The Bible reports in John 5:1-18 about how Jesus Christ performed a miracle to heal an invalid man who had been disabled for 38 years. The man had struggled for so long with his affliction and become so used to it that Jesus first asked him if he wanted to get well again. Here's what the Bible says happened, with commentary:
Do You Want to Get Well?
The story begins in John 5:1-7: "Some time later, Jesus went up to Jerusalem for one of the Jewish festivals. Now there is in Jerusalem near the Sheep Gate a pool, which in Aramaic is called Bethesda and which is surrounded by five covered colonnades. Here a great number of disabled people used to lie -- the blind, the lame, the paralyzed. One who was there had been an invalid for 38 years. When Jesus saw him lying there and learned that he had been in this condition for a long time, he asked him, 'Do you want to get well?'
'Sir,' the invalid replied, 'I have no one to help me into the pool when the water is stirred. While I am trying to get in, someone else goes down ahead of me.'
A local tradition said that an angel sometimes came by to stir the pool’s water, and the first person who made it into the pool after that happened was healed. So people suffering from all different kinds of afflictions would hang out by the pool, hoping that an angel would happen to come by while they were there, and that they could win the competition to get in after bubbles appeared in the pool before anyone else did. But the tradition discouraged people because the water stirred at unpredictable times that seemed arbitrary, and while the people who needed help were all weak, only the strongest among them could manage to be the first in the pool after bubbles appeared in it. Bible scholars believe that the bubbles were caused by a natural spring nearby -- not by angels who showed up at random times -- and any healing that people may have experienced came from the health benefits of bathing in spring water.
Rather than directly answering Jesus' question about whether or not he really wants to get well, the man responds with excuses about why he hasn't been able to get into the pool to try to be healed. This shows how discouraged the man has become.
The story continues in John 5:8-13: Then Jesus said to him, 'Get up!

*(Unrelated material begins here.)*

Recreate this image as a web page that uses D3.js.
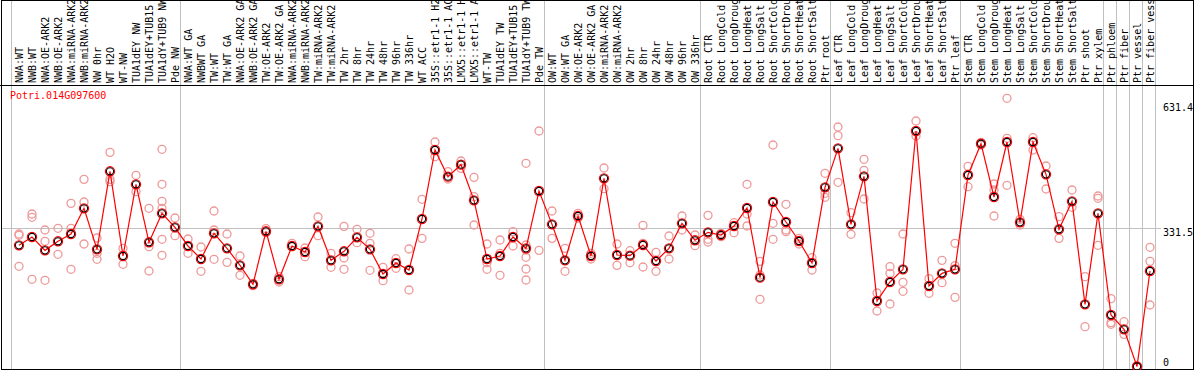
<!DOCTYPE html>
<html lang="en">
  <head>
    <meta charset="UTF-8" />
    <title>Potri.014G097600</title>
    <style>
      body { margin: 0; background: #fff; }
      svg { display: block; }
      text { font-family: "DejaVu Sans Mono", monospace; font-size: 10px; }
    </style>
  </head>
  <body>
    <div class="container"></div>
    <script src="https://d3js.org/d3.v7.min.js"></script>
    <script>
      // sample names, one per column
      const labels = [
        "NWA:WT", "NWB:WT", "NWA:OE-ARK2", "NWB:OE-ARK2", "NWA:miRNA-ARK2", "NWB:miRNA-ARK2",
        "NW 0hr", "WT H2O", "WT-NW", "TUA1dEY NW", "TUA1dEY+TUB15", "TUA1dY+TUB9 NW", "Pde NW",
        "NWA:WT GA", "NWBWT GA", "TW:WT", "TW:WT GA", "NWA:OE-ARK2 GA", "NWB:OE-ARK2 GA",
        "TW:OE-ARK2", "TW:OE-ARK2 GA", "NWA:miRNA-ARK2", "NWB:miRNA-ARK2", "TW:miRNA-ARK2",
        "TW:miRNA-ARK2", "TW 2hr", "TW 8hr", "TW 24hr", "TW 48hr", "TW 96hr", "TW 336hr",
        "WT ACC", "35S::etr1-1 H2O", "35S::etr1-1 ACC", "LMX5::etr1-1 H2O", "LMX5::etr1-1 ACC",
        "WT-TW", "TUA1dEY TW", "TUA1dEY+TUB15", "TUA1dY+TUB9 TW", "Pde TW",
        "OW:WT", "OW:WT GA", "OW:OE-ARK2", "OW:OE-ARK2 GA", "OW:miRNA-ARK2", "OW:miRNA-ARK2",
        "OW 2hr", "OW 8hr", "OW 24hr", "OW 48hr", "OW 96hr", "OW 336hr",
        "Root CTR", "Root LongCold", "Root LongDrought", "Root LongHeat", "Root LongSalt",
        "Root ShortCold", "Root ShortDrought", "Root ShortHeat", "Root ShortSalt", "Ptr root",
        "Leaf CTR", "Leaf LongCold", "Leaf LongDrought", "Leaf LongHeat", "Leaf LongSalt",
        "Leaf ShortCold", "Leaf ShortDrought", "Leaf ShortHeat", "Leaf ShortSalt", "Ptr leaf",
        "Stem CTR", "Stem LongCold", "Stem LongDrought", "Stem LongHeat", "Stem LongSalt",
        "Stem ShortCold", "Stem ShortDrought", "Stem ShortHeat", "Stem ShortSalt", "Ptr shoot",
        "Ptr xylem", "Ptr phloem", "Ptr fiber", "Ptr vessel", "Ptr fiber vessel"
      ];

      // group boundaries (column index where a new group starts)
      const groupBreaks = [0, 13, 41, 53, 63, 73, 84, 85, 86, 87, 88];

      // mean expression per sample
      const means = [
        289.8, 309.7, 277.8, 299.4, 316.9, 378.3, 280.2, 466.8, 264.3, 435.7, 297.0, 366.3, 332.8,
        288.2, 257.1, 318.5, 282.6, 241.9, 196.5, 323.3, 208.5, 288.2, 273.9, 335.2, 253.9, 275.5,
        308.9, 280.2, 221.2, 247.5, 230.8, 352.8, 517.8, 454.0, 482.7, 397.4, 257.1, 264.3, 309.7,
        282.6, 419.7,
        340.0, 253.9, 359.9, 264.3, 450.0, 266.7, 265.1, 290.6, 252.3, 282.6, 342.4, 301.8,
        320.9, 314.5, 336.0, 379.1, 212.5, 393.4, 345.6, 300.2, 247.5, 428.5,
        521.8, 340.0, 454.8, 156.7, 202.1, 232.4, 563.2, 192.5, 222.8, 232.4,
        458.0, 532.9, 405.4, 536.9, 344.8, 536.9, 459.6, 328.1, 395.0, 148.7, 366.3,
        123.2, 88.9, 0, 228.4
      ];

      // individual replicates per sample
      const reps = [
        [316.9, 313.7, 239.6], [364.7, 356.8, 208.5], [326.5, 299.4, 206.1], [330.5, 268.3],
        [390.2, 330.5, 232.4], [447.6, 393.4, 293.0], [307.3, 270.7, 256.3], [512.2, 447.6, 442.1],
        [282.6, 244.4], [457.2, 418.2], [378.3, 286.6, 228.4],
        [519.4, 435.7, 395.0, 378.3, 304.2, 265.9], [355.2, 312.9],
        [304.9, 270.7], [285.8, 227.6], [371.9, 326.5, 256.3], [316.9, 249.1], [264.3, 218.1],
        [198.9, 193.3], [329.7, 320.1], [214.9, 202.1], [294.6, 286.6], [283.4, 262.7],
        [357.6, 312.9], [270.7, 237.2], [335.2, 259.5, 232.4], [328.1, 296.2],
        [318.5, 294.6, 230.0], [237.2, 205.3], [257.9, 234.8], [281.0, 183.0], [399.8, 306.5],
        [536.9, 501.9], [466.0, 448.4], [491.5, 473.9], [452.4, 406.2, 338.4],
        [293.0, 248.3, 232.4], [302.6, 270.7, 218.1], [322.5, 288.2],
        [486.0, 290.6, 278.6, 261.2, 233.2, 206.9], [563.2, 277.8],
        [371.9, 306.5], [282.6, 227.6], [366.3, 354.4], [270.7, 257.1], [474.8, 425.3],
        [293.0, 241.9], [277.0, 248.3], [337.6, 294.6, 238.0], [273.1, 227.6], [312.1, 257.1],
        [359.9, 326.5], [314.5, 289.0],
        [361.5, 304.2, 297.8], [318.5, 310.5], [344.0, 320.1], [435.7, 364.7, 336.0],
        [251.5, 218.8, 160.7], [529.8, 342.4, 304.2], [387.9, 326.5, 322.5], [306.5, 293.0],
        [260.3, 230.8], [462.0, 414.2, 404.6],
        [572.8, 552.1, 440.5], [367.9, 316.1], [495.5, 469.2, 400.6], [175.8, 132.7],
        [238.8, 222.8, 149.5], [316.9, 201.3, 179.8], [587.2, 551.3], [210.1, 175.0],
        [253.9, 200.5], [294.6, 241.2, 165.4],
        [478.7, 430.1], [536.1, 529.8], [436.5, 422.1, 359.9], [641.4, 545.7, 433.3],
        [352.0, 338.4], [547.3, 517.8], [479.5, 424.5], [358.4, 306.5], [422.1, 380.7],
        [214.9, 95.3], [407.8, 402.2, 289.8],
        [162.3, 105.0, 100.9], [107.2, 76.9], [0, 0], [285.0, 251.5, 147.1]
      ];

      const yTicks = [0, 331.5, 631.4];
      const title = "Potri.014G097600";

      const W = 1194, H = 370;
      const headerBottom = 85;

      const svg = d3.select(".container").append("svg")
        .attr("width", W).attr("height", H);

      const x = d3.scaleBand()
        .domain(d3.range(labels.length))
        .range([11, 1155]);
      const cx = i => x(i) + 8;

      const y = d3.scaleLinear()
        .domain([0, 631.4])
        .range([366.5, 102.5]);

      // group separators
      svg.selectAll("line.sep")
        .data(groupBreaks)
        .enter()
        .append("line")
        .attr("class", "sep")
        .attr("x1", d => (d < labels.length ? x(d) : x(labels.length - 1) + x.bandwidth()))
        .attr("x2", d => (d < labels.length ? x(d) : x(labels.length - 1) + x.bandwidth()))
        .attr("y1", 0)
        .attr("y2", H)
        .attr("stroke", "#c0c0c0")
        .attr("stroke-width", 1)
        .attr("shape-rendering", "crispEdges");

      // middle grid line
      svg.append("line")
        .attr("x1", 1).attr("x2", 1161)
        .attr("y1", Math.round(y(331.5)) + 0.5).attr("y2", Math.round(y(331.5)) + 0.5)
        .attr("stroke", "#c0c0c0")
        .attr("shape-rendering", "crispEdges");

      // frame + header divider
      svg.append("rect")
        .attr("x", 1.5).attr("y", 0.5)
        .attr("width", W - 2.5).attr("height", H - 1.5)
        .attr("fill", "none").attr("stroke", "#000")
        .attr("shape-rendering", "crispEdges");
      svg.append("line")
        .attr("x1", 0).attr("x2", W)
        .attr("y1", headerBottom + 0.5).attr("y2", headerBottom + 0.5)
        .attr("stroke", "#000")
        .attr("shape-rendering", "crispEdges");

      // column labels (rotated)
      svg.selectAll("text.lab")
        .data(labels)
        .enter()
        .append("text")
        .attr("class", "lab")
        .attr("transform", (d, i) => `translate(${cx(i) + 4},83) rotate(-90)`)
        .attr("text-anchor", "start")
        .attr("fill", "#000")
        .text(d => d);

      // title
      svg.append("text")
        .attr("x", 10).attr("y", 99)
        .attr("fill", "red")
        .text(title);

      // y labels
      svg.selectAll("text.ytick")
        .data(yTicks)
        .enter()
        .append("text")
        .attr("class", "ytick")
        .attr("x", 1163)
        .attr("y", d => Math.min(y(d) + 8.5, 366))
        .attr("fill", "#000")
        .text(d => d);

      // replicate points
      const repPts = [];
      reps.forEach((r, i) => r.forEach(v => repPts.push({ i, v })));
      svg.selectAll("circle.rep")
        .data(repPts)
        .enter()
        .append("circle")
        .attr("class", "rep")
        .attr("cx", d => cx(d.i))
        .attr("cy", d => y(d.v))
        .attr("r", 4)
        .attr("fill", "none")
        .attr("stroke", "#ee9999")
        .attr("stroke-width", 1.3);

      // mean line
      const line = d3.line()
        .x((d, i) => cx(i))
        .y(d => y(d));
      svg.append("path")
        .datum(means)
        .attr("d", line)
        .attr("fill", "none")
        .attr("stroke", "red")
        .attr("stroke-width", 1.2);

      // mean markers
      const mk = svg.selectAll("g.mean")
        .data(means)
        .enter()
        .append("g")
        .attr("class", "mean")
        .attr("transform", (d, i) => `translate(${cx(i)},${y(d)})`);
      mk.append("circle")
        .attr("r", 4.6)
        .attr("fill", "none")
        .attr("stroke", "red")
        .attr("stroke-width", 1.2);
      mk.append("circle")
        .attr("r", 3.6)
        .attr("fill", "none")
        .attr("stroke", "#000")
        .attr("stroke-width", 1.1);
    </script>
  </body>
</html>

Pick up your mat and walk.'
At once the man was cured; he picked up his mat and walked.
The day on which this took place was a Sabbath, and so the Jewish leaders said to the man who had been healed, 'It is the Sabbath; the law forbids you to carry your mat.'
But he replied, 'The man who made me well said to me, 'Pick up your mat and walk.'
So they asked him, 'Who is this fellow who told you to pick it up and walk?'
The man who was healed had no idea who it was, for Jesus had slipped away into the crowd that was there."
Jesus responded to the man's discouragement with encouragement, telling him to get up and walk. By speaking those words, Jesus did more than just encourage the man; he also miraculously spoke the man's healing into existence.
This was one of several times that Jesus healed people on the Sabbath day, angering Jewish religious leaders who thought he was breaking religious law by technically doing work on the Sabbath. But Jesus wanted to show them that the purpose of the Sabbath wasn't inactivity; instead, it was activity designed to redeem and restore.
Stop SinningThe story concludes in John 5:14-15: "Later Jesus found him at the temple and said to him, 'See, you are well again. Stop sinning or something worse may happen to you.'
The man went away and told the Jewish leaders that it was Jesus who had made him well.
When Jesus warns the man that something worse may happen to him if he doesn’t stop sinning, he’s likely referring to spiritual consequences rather than physical ones. The man had already experienced the physical pain of severe disability, and for a very long time (38 years). What could be worse than that? Failing to set his relationship with God right would lead the man to suffer the spiritual pain of hell.